Омер собирался зайти сюда, к Джемиле-ханым, чтобы взять причитающуюся ему долю арендной платы за один дом в Ускюдаре, который находился в их совместном владении из-за запутанного вопроса о наследстве. Утром он позвонил сюда, чтобы договориться о времени прихода, трубку взял депутат меджлиса и пригласил его к ужину. Однако, несмотря на то что именно он пригласил Омера, Мухтар-бей не выказал особого к нему интереса, предпочитая обсуждать со своим коллегой последние политические слухи. Омер же беседовал с Джемиле-ханым, которая была только рада, что молодой человек оказался в ее полном распоряжении. Джемиле-ханым было уже за пятьдесят; она никогда не была замужем, что не мешало ей быть женщиной веселой и добродушной. Разговор об общих знакомых и родственниках доставлял ей истинное наслаждение.

– Семья тети Алебру переехала в Чамлыджу. Дядя Сабри вышел на пенсию. Знаешь, чем он теперь занимается? Коллекционирует старинные деньги! Сначала это было просто увлечение, но теперь оно превратилось в манию какую-то! Что ни день, ходит в Капалычарши[51]. Продал свой участок земли в Эренкёе[52], без устали скупает серебряные монеты. Тетя Алебру очень расстраивается, но что она может поделать? Ты помнишь тетю Алебру?

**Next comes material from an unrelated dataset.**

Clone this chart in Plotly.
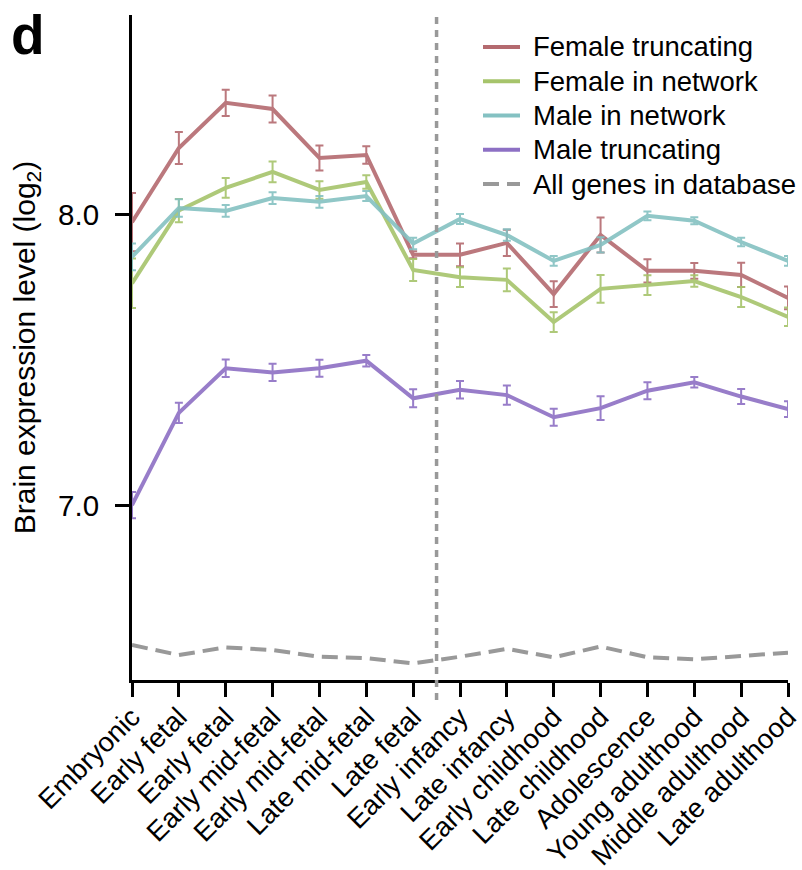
import plotly.graph_objects as go

# Developmental stages (x axis, in order)
stages = ["Embryonic", "Early fetal", "Early fetal", "Early mid-fetal", "Early mid-fetal",
          "Late mid-fetal", "Late fetal", "Early infancy", "Late infancy", "Early childhood",
          "Late childhood", "Adolescence", "Young adulthood", "Middle adulthood", "Late adulthood"]

# Mean brain expression level (log2) and standard errors per gene set
female_trunc = [7.975, 8.230, 8.385, 8.364, 8.196, 8.206, 7.863, 7.863, 7.904, 7.728,
                7.931, 7.808, 7.808, 7.794, 7.715]
female_trunc_err = [0.100, 0.055, 0.045, 0.046, 0.043, 0.030, 0.012, 0.039, 0.045, 0.044,
                    0.060, 0.040, 0.027, 0.042, 0.039]

female_net = [7.765, 8.015, 8.093, 8.148, 8.086, 8.113, 7.811, 7.786, 7.777, 7.632,
              7.746, 7.759, 7.773, 7.718, 7.650]
female_net_err = [0.085, 0.040, 0.034, 0.036, 0.030, 0.023, 0.038, 0.034, 0.039, 0.034,
                  0.048, 0.034, 0.020, 0.034, 0.032]

male_net = [7.856, 8.024, 8.014, 8.058, 8.045, 8.065, 7.902, 7.986, 7.931, 7.842,
            7.897, 7.997, 7.980, 7.907, 7.842]
male_net_err = [0.046, 0.030, 0.020, 0.020, 0.020, 0.017, 0.020, 0.017, 0.020, 0.017,
                0.026, 0.015, 0.012, 0.015, 0.017]

male_trunc = [7.003, 7.320, 7.473, 7.459, 7.473, 7.499, 7.370, 7.399, 7.381, 7.305,
              7.336, 7.396, 7.425, 7.376, 7.333]
male_trunc_err = [0.045, 0.035, 0.030, 0.030, 0.029, 0.020, 0.031, 0.030, 0.033, 0.029,
                  0.041, 0.029, 0.018, 0.026, 0.027]

all_genes = [6.522, 6.488, 6.514, 6.505, 6.482, 6.477, 6.459, 6.482, 6.509, 6.480,
             6.517, 6.480, 6.473, 6.486, 6.496]

y_tick_vals = [7.0, 8.0]
y_tick_text = ["7.0", "8.0"]

FONT = "Liberation Sans, Arial, Helvetica, sans-serif"
W, H = 802, 870
ML, MR, MT, MB = 132, 14, 15, 190
PW, PH = W - ML - MR, H - MT - MB


def px_to_paper(px, py):
    """Convert pixel coordinates (from the top-left of the page) to paper coordinates."""
    return (px - ML) / PW, (H - MB - py) / PH


x = list(range(len(stages)))

series = [
    ("Female truncating", female_trunc, female_trunc_err, "#b46a6f", "solid"),
    ("Female in network", female_net, female_net_err, "#a6c46b", "solid"),
    ("Male in network", male_net, male_net_err, "#84c1c2", "solid"),
    ("Male truncating", male_trunc, male_trunc_err, "#8d70c4", "solid"),
    ("All genes in database", all_genes, None, "#999999", "16px,8px"),
]

fig = go.Figure()
for name, vals, errs, color, dash in series:
    kw = {}
    if errs is not None:
        kw["error_y"] = dict(type="data", array=errs, visible=True,
                             color=color, thickness=2, width=4)
    fig.add_trace(go.Scatter(
        x=x, y=vals, mode="lines", name=name, showlegend=False,
        line=dict(color=color, width=4, dash=dash),
        opacity=0.9 if errs is not None else 1.0, **kw,
    ))

# Key in the upper right: a line sample and a label per series
for i, (name, _, _, color, dash) in enumerate(series):
    cy = 47 + i * 34.25
    x0, y0 = px_to_paper(483, cy)
    x1, _ = px_to_paper(520, cy)
    fig.add_shape(type="line", xref="paper", yref="paper", x0=x0, x1=x1, y0=y0, y1=y0,
                  line=dict(color=color, width=4, dash=dash), layer="above")
    tx, ty = px_to_paper(531, cy)
    fig.add_annotation(text=name, xref="paper", yref="paper", x=tx, y=ty,
                       xanchor="left", yanchor="middle", showarrow=False,
                       font=dict(family=FONT, size=27.5, color="black"))

# Prenatal / postnatal boundary
fig.add_shape(type="line", xref="x", yref="paper", x0=6.5, x1=6.5, y0=-0.03, y1=1.0,
              line=dict(color="#999999", width=3.5, dash="7px,6px"), layer="above")

# Panel letter
lx, ly = px_to_paper(28, 35)
fig.add_annotation(text="<b>d</b>", xref="paper", yref="paper",
                   x=lx, y=ly, xanchor="center", yanchor="middle",
                   showarrow=False, font=dict(family=FONT, size=55, color="black"))

fig.update_layout(
    width=W, height=H,
    margin=dict(l=ML, r=MR, t=MT, b=MB, autoexpand=False),
    paper_bgcolor="white", plot_bgcolor="white",
    font=dict(family=FONT, size=29, color="black"),
    showlegend=False,
)

fig.update_xaxes(
    range=[0, 14], tickmode="array", tickvals=x, ticktext=stages,
    tickangle=-45, ticks="outside", ticklen=14, tickwidth=3, tickcolor="black",
    showline=True, linewidth=3, linecolor="black", showgrid=False, zeroline=False,
    tickfont=dict(family=FONT, size=27.5), automargin=False, ticklabeloverflow="allow",
    ticklabelstandoff=-7,
)
fig.update_yaxes(
    range=[6.402, 8.687], tickmode="array", tickvals=y_tick_vals, ticktext=y_tick_text,
    ticks="outside", ticklen=14, tickwidth=3, tickcolor="black",
    showline=True, linewidth=3, linecolor="black", showgrid=False, zeroline=False,
    tickfont=dict(family=FONT, size=29.5), ticklabelstandoff=10, automargin=False,
    title=dict(text="Brain expression level (log<sub>2</sub>)", standoff=14,
               font=dict(family=FONT, size=30)),
)

fig.write_html("out.html")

Беседуя с тетей Джемиле, Омер одновременно краем уха прислушивался к беседе двух депутатов и порой поглядывал на Назлы.

– Конечно помню!

– Да и как тебе ее не помнить! – Джемиле-ханым повернулась к Назлы. – Ты-то не помнишь, конечно, но ты тогда тоже была с нами. Однажды весной мы все вместе поехали в Ихламур[53], отдохнуть на природе – сейчас это называется «пикник». Тетя Алебру очень любила Омера… И сейчас, конечно, любит. А ты к ней до сих пор не зашел. Почему, интересно мне знать? Негоже забывать родных. Ты бы только знал, как они обрадуются, когда тебя увидят!

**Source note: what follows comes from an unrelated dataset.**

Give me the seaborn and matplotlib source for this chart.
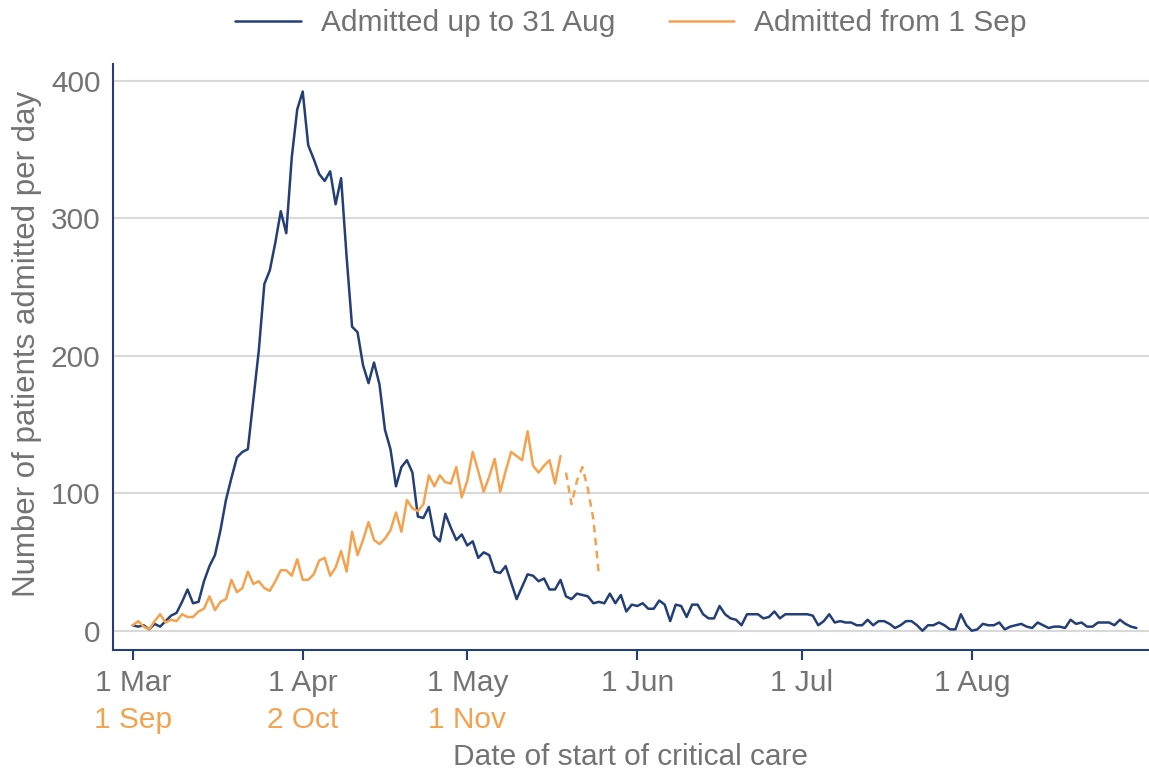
import matplotlib
matplotlib.use("Agg")
import matplotlib.pyplot as plt
import matplotlib.transforms as mtransforms
import numpy as np
import pandas as pd
import seaborn as sns

# daily admissions, first wave (day 0 = 1 Mar)
first_wave = [
    4, 3, 4, 1, 5, 3, 7, 11, 13, 21, 30, 20, 21, 36, 47, 55, 73, 95, 111, 126, 130, 132,
    168, 204, 252, 262, 282, 305, 289, 344, 379, 392, 353, 343, 332, 327, 334, 310, 329, 272, 221,
    217, 193, 180, 195, 179, 146, 132, 105, 119, 124, 115, 83, 82, 90, 69, 65, 85, 75, 66, 70, 62, 65, 53,
    57, 55, 43, 42, 47, 35, 23, 32, 41, 40, 36, 38, 30, 30, 37, 25, 23, 27, 26, 25, 20,
    21, 20, 27, 20, 26, 14, 19, 18, 20, 16, 16, 22, 19, 7, 19, 18, 10, 19, 19, 12,
    9, 9, 18, 12, 9, 8, 4, 12, 12, 12, 9, 10, 14, 9, 12, 12, 12, 12, 12, 11,
    4, 7, 12, 6, 7, 6, 6, 4, 4,
    8, 4, 7, 7, 5, 2, 4, 7, 7, 4, 0, 4, 4, 6, 4, 1, 1, 12, 4, 0,
    1, 5, 4, 4, 6, 1, 3, 4, 5, 3, 2, 6, 4, 2, 3, 3, 2, 8, 5, 6,
    3, 3, 6, 6, 6, 4, 8, 5, 3, 2,
]

# daily admissions, second wave (day 0 = 1 Sep)
second_wave = [
    4, 7, 3, 1, 7, 12, 6, 8, 7, 12, 10, 10, 14, 16, 25, 15, 21, 23, 37, 28, 31, 43, 34, 36, 31,
    29, 36, 44, 44, 40, 52, 37, 37, 41, 51, 53, 40, 46, 58, 43, 72, 55, 66, 79, 66, 63, 67, 73,
    86, 72, 95, 89, 87, 92, 113,
    105, 113, 108, 107, 119, 97, 109, 130, 116, 101, 112, 125, 101, 116, 130, 127, 124, 145,
    120, 115, 120, 124, 107, 127,
]
# most recent days, still incomplete (drawn dashed)
second_wave_provisional = [115, 92, 109, 119, 103, 81, 41]

series_names = ["Admitted up to 31 Aug", "Admitted from 1 Sep"]
first_start = pd.Timestamp("2020-03-01")
second_start = pd.Timestamp("2020-09-01")
month_starts = pd.date_range("2020-03-01", "2020-08-01", freq="MS")

navy = "#243f75"
orange = "#f5a24f"
grey = "#737373"
grid_col = "#d9d9d9"
fs = 21.5

df = pd.concat([
    pd.DataFrame({"day": np.arange(len(first_wave)), "count": first_wave,
                  "series": series_names[0]}),
    pd.DataFrame({"day": np.arange(len(second_wave)), "count": second_wave,
                  "series": series_names[1]}),
])
df_prov = pd.DataFrame({
    "day": np.arange(len(second_wave), len(second_wave) + len(second_wave_provisional)),
    "count": second_wave_provisional,
})

sns.set_theme(style="white")
plt.rcParams["font.family"] = ["Liberation Sans", "DejaVu Sans"]

fig, ax = plt.subplots(figsize=(11.49, 7.73), dpi=100)
fig.subplots_adjust(left=0.0983, right=1.0, top=0.9172, bottom=0.1591)

sns.lineplot(data=df, x="day", y="count", hue="series", hue_order=series_names,
             palette=[navy, orange], lw=1.8, ax=ax)
sns.lineplot(data=df_prov, x="day", y="count", color=orange, lw=1.8,
             linestyle=(0, (3, 2.2)), ax=ax, legend=False)

ax.set_xlim(-3.6, 185.3)
ax.set_ylim(-14, 412)
ax.set_yticks([0, 100, 200, 300, 400])

tick_days = [(d - first_start).days for d in month_starts]
ax.set_xticks(tick_days)
ax.set_xticklabels([f"{d.day} {d.strftime('%b')}" for d in month_starts])

ax.yaxis.grid(True, color=grid_col, lw=1.5)
ax.xaxis.grid(False)
ax.set_axisbelow(True)
sns.despine(ax=ax)
for side in ["left", "bottom"]:
    ax.spines[side].set_color(navy)
    ax.spines[side].set_linewidth(1.5)

ax.tick_params(axis="x", bottom=True, colors=navy, length=7, width=1.5,
               labelcolor=grey, labelsize=fs, pad=7)
ax.tick_params(axis="y", left=False, labelcolor=grey, labelsize=fs, pad=3)

# second-wave dates under the first three ticks
trans = mtransforms.blended_transform_factory(ax.transData, ax.transAxes)
for d in tick_days[:3]:
    lbl = second_start + pd.Timedelta(days=d)
    ax.text(d, -0.12, f"{lbl.day} {lbl.strftime('%b')}", transform=trans,
            ha="center", va="center", color=orange, fontsize=fs)

ax.set_xlabel("Date of start of critical care", color=grey, fontsize=fs)
ax.set_ylabel("Number of patients admitted per day", color=grey, fontsize=22.5)
ax.xaxis.set_label_coords(0.5, -0.158)
ax.yaxis.set_label_coords(-0.068, 0.522)

sns.move_legend(ax, "lower center", bbox_to_anchor=(0.5, 1.0), ncol=2, frameon=False,
                title=None, fontsize=fs, handlelength=2.2, columnspacing=1.8,
                handletextpad=0.67, labelcolor=grey)

fig.savefig("out.png", dpi=100)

– Да вот времени все не хватает, тетя Джемиле.

– Времени ему не хватает! Вот и я про то же!

Пока не пришел черед блюда с оливковым маслом, Джемиле-ханым все говорила о родственниках, а депутаты – о политике. Когда же подали это блюдо, Мухтар-бей обратился к Омеру:

– Вы, стало быть, жили в Англии? – и обменялся с коллегой взглядом, говорившим: «Давай-ка мы вместе изучим этого занимательного молодого человека!» – Ну и как там, в Англии?


– Хорошо, эфенди!

– Замечательно! А политическая ситуация? Что говорят о войне Италии с Абиссинией?

– За политикой, признаться, я не очень пристально следил.

– Да, молодое поколение совсем не интересуется политикой! Вот и дочь моя такая же.

– Да нет же, папа, я интересуюсь! – возразила Назлы.

– Да, ты у меня умница! – улыбнулся Мухтар-бей. Потом покачал головой, словно жалея о сказанных только что словах, и снова повернулся к Омеру. – Хорошо, а что они думают о нас?

– О ком?

– Э, да вы, я смотрю, никак не привыкнете к тому, что вернулись на родину. О нас, о Турции, конечно.

– Мы для них все еще страна фесок, гарема и паранджи.

– Вот как? Жаль, жаль! У нас уже очень многое сделано! – обиженно проговорил Мухтар-бей, словно столкнулся с ужасной несправедливостью.

– Мы не придаем этому значения, но это ведь очень важно! – сказал другой депутат. – Мы достигли больших успехов, и теперь нужно, чтобы об этом узнал весь мир!

– Но мир-то болен, дорогой мой! – сказал Мухтар-бей. – Войны не избежать, не так ли?

Вопрос он задавал, глядя на Омера, но так, словно не ожидал от него ответа или не думал услышать что-нибудь заслуживающее внимания.

Депутаты принялись обсуждать вероятность войны, положение в Испании и бои в Абиссинии. Джемиле-ханым смотрела на них с таким выражением, будто хотела сказать: «Ох уж мне эта ваша вечная политика!» А Омер впервые за вечер заговорил с Назлы.